Free Capitalist Network - Community Archive
Mises Community Archive
An online community for fans of Austrian economics and libertarianism, featuring forums, user blogs, and more.

How Laws + Taxes Divert Resources and Lowers Quality of Life

How Laws + Taxes Divert Resources and Lowers Quality of Life
by Alex Merced

 Everyone thinks there needs to be more laws for this and that to basically prevent or control everything they don't like without realizing the consequences of laws, and if they need money to enforce this law they'll create a tax. The problem is that to keep this legal and tax institution manageable it needs an army of lawyers and accountants which require money, money that could of been used elsewhere to develop new consumer technology or medical innovations.

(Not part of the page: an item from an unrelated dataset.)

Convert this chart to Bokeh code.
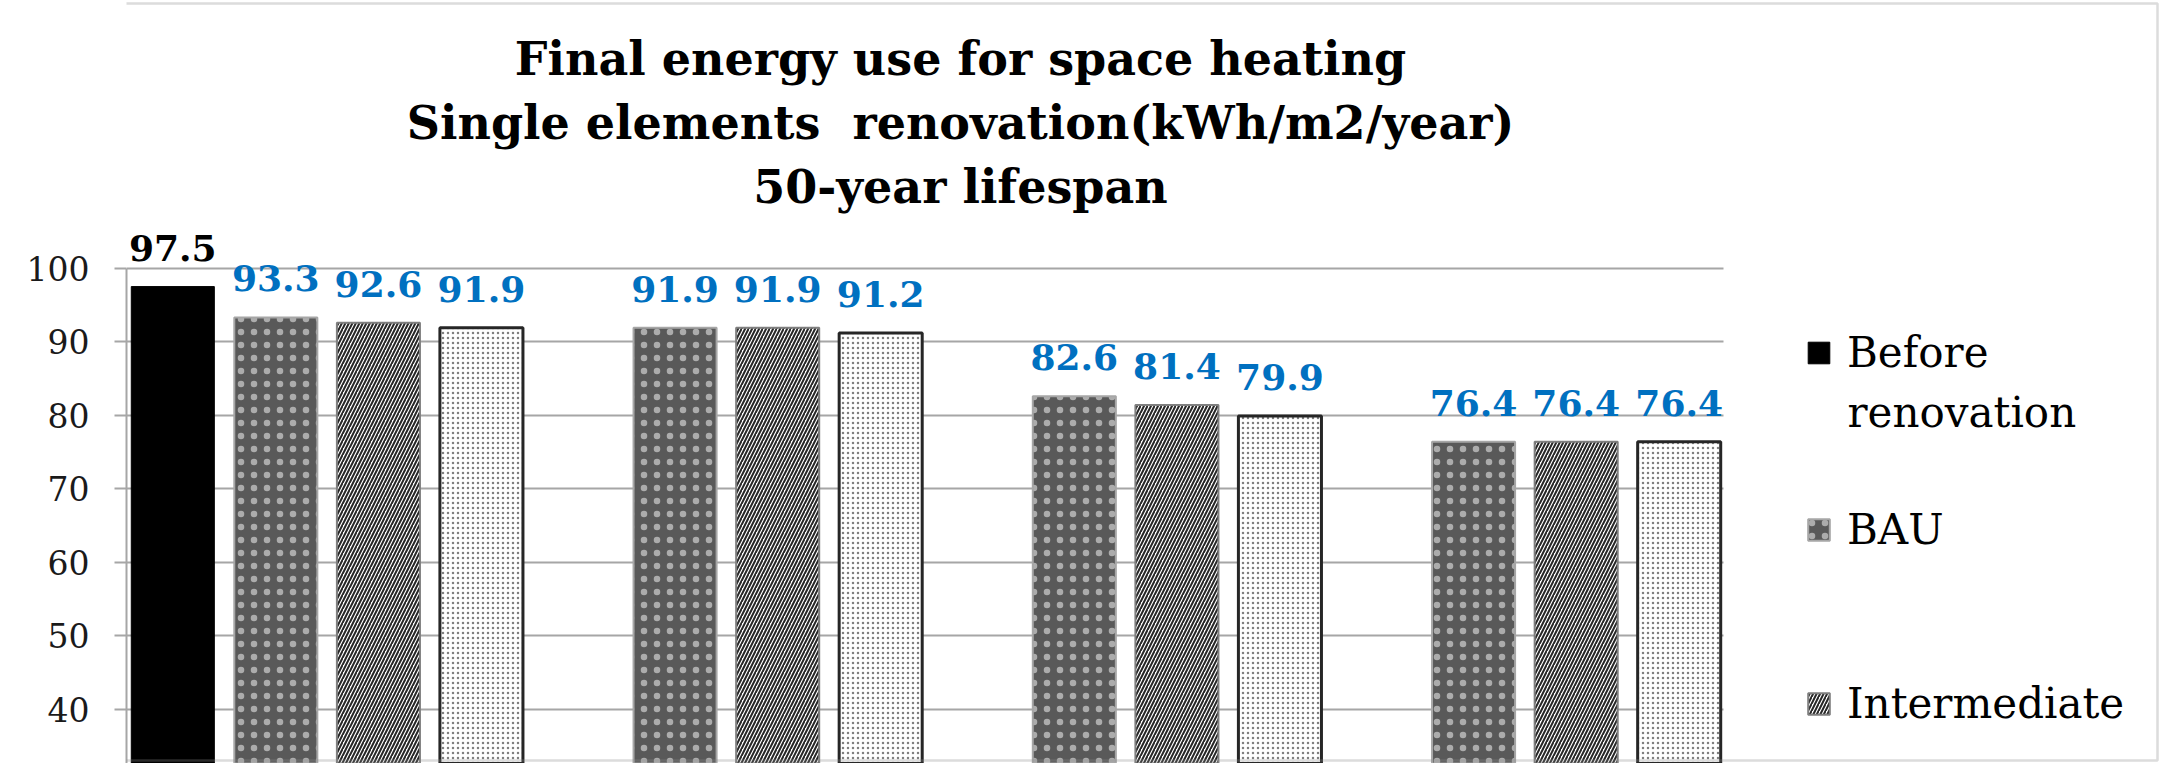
from bokeh.plotting import figure
from bokeh.models import (ColumnDataSource, Range1d, FixedTicker, LabelSet, Label,
                          Legend, LegendItem, BoxAnnotation)
from bokeh.embed import file_html
from bokeh.resources import INLINE
from bokeh.core.properties import value

# ---------------- data ----------------
title_lines = ["Final energy use for space heating",
               "Single elements\u00a0 renovation(kWh/m2/year)",
               "50-year lifespan"]
group_pos = [0, 1, 2, 3]
before_renovation = [97.5, None, None, None]
bau = [93.3, 91.9, 82.6, 76.4]
intermediate = [92.6, 91.9, 81.4, 76.4]
fourth_series = [91.9, 91.2, 79.9, 76.4]
legend_labels = ["Before", "BAU", "Intermediate"]
legend_wrap = "renovation"
y_ticks = [30, 40, 50, 60, 70, 80, 90, 100]

# ---------------- style ----------------
SERIF = "DejaVu Serif"
BLUE = "#0070C0"
W, H = 2160, 763
LEFT = 126
offsets = [-0.384, -0.126, 0.131, 0.389]
bar_w = 0.208
px_per_cat = 399.25
px_per_unit = 7.355
y100_px = 267.7
x_end = -0.5 + (W - LEFT) / px_per_cat
y_top = 100 + y100_px / px_per_unit
y_bot = 100 - (H - y100_px) / px_per_unit


def y_at(px):
    return 100 + (y100_px - px) / px_per_unit


def x_at(px):
    return (px - LEFT) / px_per_cat - 0.5


def make_source(vals, off):
    xs = [g + off for g, v in zip(group_pos, vals) if v is not None]
    ys = [v for v in vals if v is not None]
    return ColumnDataSource(dict(x=xs, top=ys, label=[f"{v:.1f}" for v in ys]))


p = figure(width=W, height=H, output_backend="svg", toolbar_location=None,
           x_range=Range1d(-0.5, x_end), y_range=Range1d(y_bot, y_top),
           x_axis_location=None, min_border_left=LEFT, min_border_right=0,
           min_border_top=0, min_border_bottom=0)
p.title.visible = False
p.outline_line_color = None
p.background_fill_color = "white"
p.border_fill_color = "white"

p.xgrid.visible = False
p.ygrid.ticker = FixedTicker(ticks=y_ticks)
p.ygrid.grid_line_color = "#a6a6a6"
p.ygrid.grid_line_width = 2
p.ygrid.cross_bounds = (-0.5, 3.5)

ax = p.yaxis[0]
ax.ticker = FixedTicker(ticks=y_ticks)
ax.bounds = (0, 100)
ax.axis_line_color = "#a6a6a6"
ax.axis_line_width = 2
ax.major_tick_line_color = "#a6a6a6"
ax.major_tick_line_width = 2
ax.major_tick_out = 12
ax.major_tick_in = 0
ax.minor_tick_line_color = None
ax.major_label_standoff = 25
ax.major_label_text_font = SERIF
ax.major_label_text_font_size = "33px"
ax.major_label_text_color = "#1a1a1a"

styles = [
    dict(fill_color="black", line_color="black", line_width=1),
    dict(fill_color="#595959", line_color="#a6a6a6", line_width=2,
         hatch_pattern="dot", hatch_color="white", hatch_alpha=0.5,
         hatch_scale=13, hatch_weight=0.8),
    dict(fill_color="white", line_color="#7f7f7f", line_width=2,
         hatch_pattern="right_diagonal_line", hatch_color="#262626", hatch_scale=7, hatch_weight=2),
    dict(fill_color="white", line_color="#262626", line_width=3,
         hatch_pattern="dot", hatch_color="#7f7f7f", hatch_scale=5, hatch_weight=1.6),
]
label_colors = ["black", BLUE, BLUE, BLUE]

renderers = []
for vals, off, st, lc in zip([before_renovation, bau, intermediate, fourth_series],
                             offsets, styles, label_colors):
    s = make_source(vals, off)
    r = p.vbar(x="x", top="top", bottom=0, width=bar_w, source=s, **st)
    renderers.append(r)
    p.add_layout(LabelSet(x="x", y="top", text="label", source=s, y_offset=26,
                          text_align="center", text_baseline="alphabetic",
                          text_font=value(SERIF), text_font_style="bold",
                          text_font_size="36px", text_color=lc))

# title
for line, base_px in zip(title_lines, [58.7, 122.5, 186.0]):
    p.add_layout(Label(x=x_at(960), y=y_at(base_px), text=line,
                       text_align="center", text_baseline="alphabetic", text_font=SERIF,
                       text_font_style="bold", text_font_size="46px",
                       text_color="black"))

# legends (one per entry for exact placement)
lx = 1805 - LEFT
legend_pos = [(lx, H - 350.5 - 26), (lx, H - 528 - 26), (lx, H - 702 - 26)]
for lab, r, loc in zip(legend_labels, renderers[:3], legend_pos):
    lg = Legend(items=[LegendItem(label=lab, renderers=[r])], location=loc,
                background_fill_alpha=0, border_line_alpha=0, padding=0, margin=0,
                glyph_width=27, glyph_height=27, label_standoff=15,
                label_text_font=SERIF, label_text_font_size="42px",
                label_text_color="black")
    p.add_layout(lg)
p.add_layout(Label(x=x_at(1847), y=y_at(412.0), text=legend_wrap,
                   text_align="left", text_baseline="alphabetic", text_font=SERIF,
                   text_font_size="42px", text_color="black"))

# chart border (parts inside the frame)
p.add_layout(BoxAnnotation(left=3, right=W - 3, top=3, bottom=H - 3,
                           left_units="canvas", right_units="canvas",
                           top_units="canvas", bottom_units="canvas",
                           fill_alpha=0, line_color="#8c8c8c", line_width=2.5,
                           level="overlay"))

open("out.html", "w").write(file_html(p, INLINE))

The only benefit you get from an army of lawyers and accountants is preventing being hassled by the federal government, this does not free up my day for more leisure time or make me healthier which would improve my quality of life. Actually it lowers my quality of life due to the leisure time lost having to keep track of receipts and documentation so that way the slightest mistake doesn't result in financial ruin in the courts, and I can't imagine the stress and paranoia of a more and more complex legal/tax system can result in a longer life span. Some might respond saying that this is good, only with laws can we maintain some sort of preferred social order (which everyone has a different definition of) and we need taxes to enforce those laws. On top of creating this "ideal" social order it creates highly paid lawyer and accounting jobs. These people assume that if the government didn't spend the taxed portion of peoples incomes they wouldn't of spent it, and I can tell your personally that is not the case. Where I would of spent that money is another sector of the economy that would of seen growth in activity and jobs if I had the money to spend there which probably would have been something that added value to my life and subjectively see it. A concept that has left modern day is that of opportunity cost, the thought of what "could of been" if an action had not been taken. If I had not spent my extra income supposedly, then I probably would of saved it but then the bank will spend it by loaning it out to home owners and entrepreneurs who may develop a good or service I may value enough to withdraw that savings and buy later. The bottom line is that resources are limited, and if more and more resources must be spent to keep up with a tax and legal system of growing complexity then that's less resources for something else and that is not optimal.